İstanbul'un, tarihsel döngüsü ve bilimin gereği bir deprem beklediğini anlatan Özel, önlem alınmazsa bu deprem sonucunda geçmişte yaşananların tekrar tekrar yaşanacağını kaydetti.
Kandilli Rasathanesi tarafından İstanbul'da 7,5 şiddetinde senaryo depremi belirlendiğine değinen Özel, böyle bir depremde tarihsel dokuda nasıl bir hasar oluşacağını incelediklerini aktardı.
Özel, tarihi yarımadanın tamamının risk altında olduğuna dikkati çekerek, "Bunu açık şekilde söylemek gerekir. Bu şu demek oluyor. Dünya miras alanı, İstanbul senaryo depremi açısından ciddi risk altında. Kentteki 35 bin 265 tarihi yapının yüzde 51'i, 17 bin 976 yapı, deprem ivme değeri açısından yıkıcı bir depremle karşı karşıya kalacak." değerlendirmesinde bulundu.
1766 depremlerinin etkileri
İstanbul Teknik Üniversitesi Öğretim Üyesi Prof. Dr. Deniz Mazlum da 1766 yılında İstanbul'da yaşanan depremleri anlattı.
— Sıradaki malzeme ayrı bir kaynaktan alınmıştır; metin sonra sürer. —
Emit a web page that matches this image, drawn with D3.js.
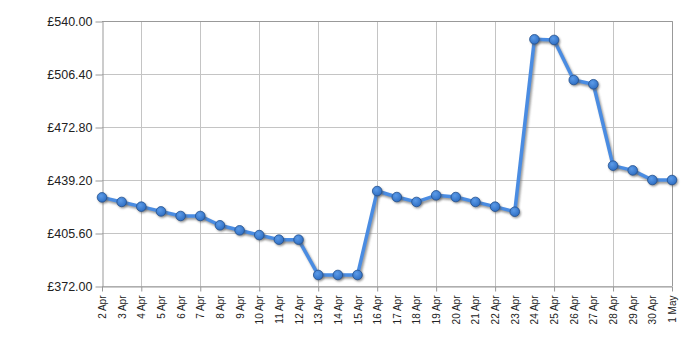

Kentte 1766 yılında ilk depremin Kurban Bayramı'nın üçüncü günü olan 22 Mayıs Perşembe günü, gün doğumundan yaklaşık yarım saat sonra meydana geldiğini ifade eden Mazlum, şunları kaydetti:
"Çok şiddetli, çok yıkıcı bir deprem olduğu anlaşılıyor. Belgelerde, bu deprem, 'Zelzele-i Azime', 'Zelzele-i Şedide' gibi deyişlerle anılıyor. Marmara Denizi'nin doğusu, depremin merkezi... Yalnız İstanbul'da değil, komşu beldelerde de İzmit'ten Tekirdağ'a, Trakya'nın kuzeyine, Marmara Denizi'nin güneyine uzanıyor. Çok sayıda yapıda çeşitli derecelerde hasar meydana getirdiği biliniyor."
Bu depremden 2,5 ay sonra 5 Ağustos Salı günü öğle saatlerinde merkezi Marmara Denizi'nin batısı olan ikinci depremin yaşandığını belirten Mazlum, 22 Mayıs depreminde oluşan hasarların ikinci depremde daha da arttığını dile getirdi.
Mazlum, 22 Mayıs depremiyle ilgili 6 gün sonra İtalyanca bir rapor oluşturulduğunu, raporda hasarlı yapılardan söz edildiğini aktardı.
Raporda "Ayasofya Camisi, Valide Han ve Büyük Han dışında depremden etkilenmemiş hiçbir taş yapı kalmadı." denildiği bilgisini paylaşan Mazlum, ölü sayısının 800-900 kişiye ulaştığının tahmin edildiğini anlattı.
Raporda, depremde Fatih Camisi'nin kubbesinin çöktüğünün yazdığını dile getiren Mazlum, şöyle devam etti:
"Edirnekapı yakınındaki bir cami, bu Mihrimah Sultan Camisi olmalı, bunun yanı sıra Atik Ali Paşa, Çorlulu Ali Paşa camileri hasar görmüştür. Pek çok kule yine yıkılmıştır. Vezir Hanı'nın ve Şekerci Hanı'nın da bulunduğu çarşı ve bedestenler yıkılmıştır. Yedikule'nin bir kulesinin ve şehir surlarının büyük bir kısmının, eski sarayın, Topkapı Sarayı'nın yıkıldığı, hasarlı yapılar arasında olduğu belirtilmektedir."
Mazlum, sarsıntılar sürerken Galata'ya doğru büyük dalgalar yükseldiğinin ve bu dalgaların daha sonra şehir üzerine hızla düşerek kıyılarda su baskınlarına neden olduğunun raporda belirtildiğini söyledi.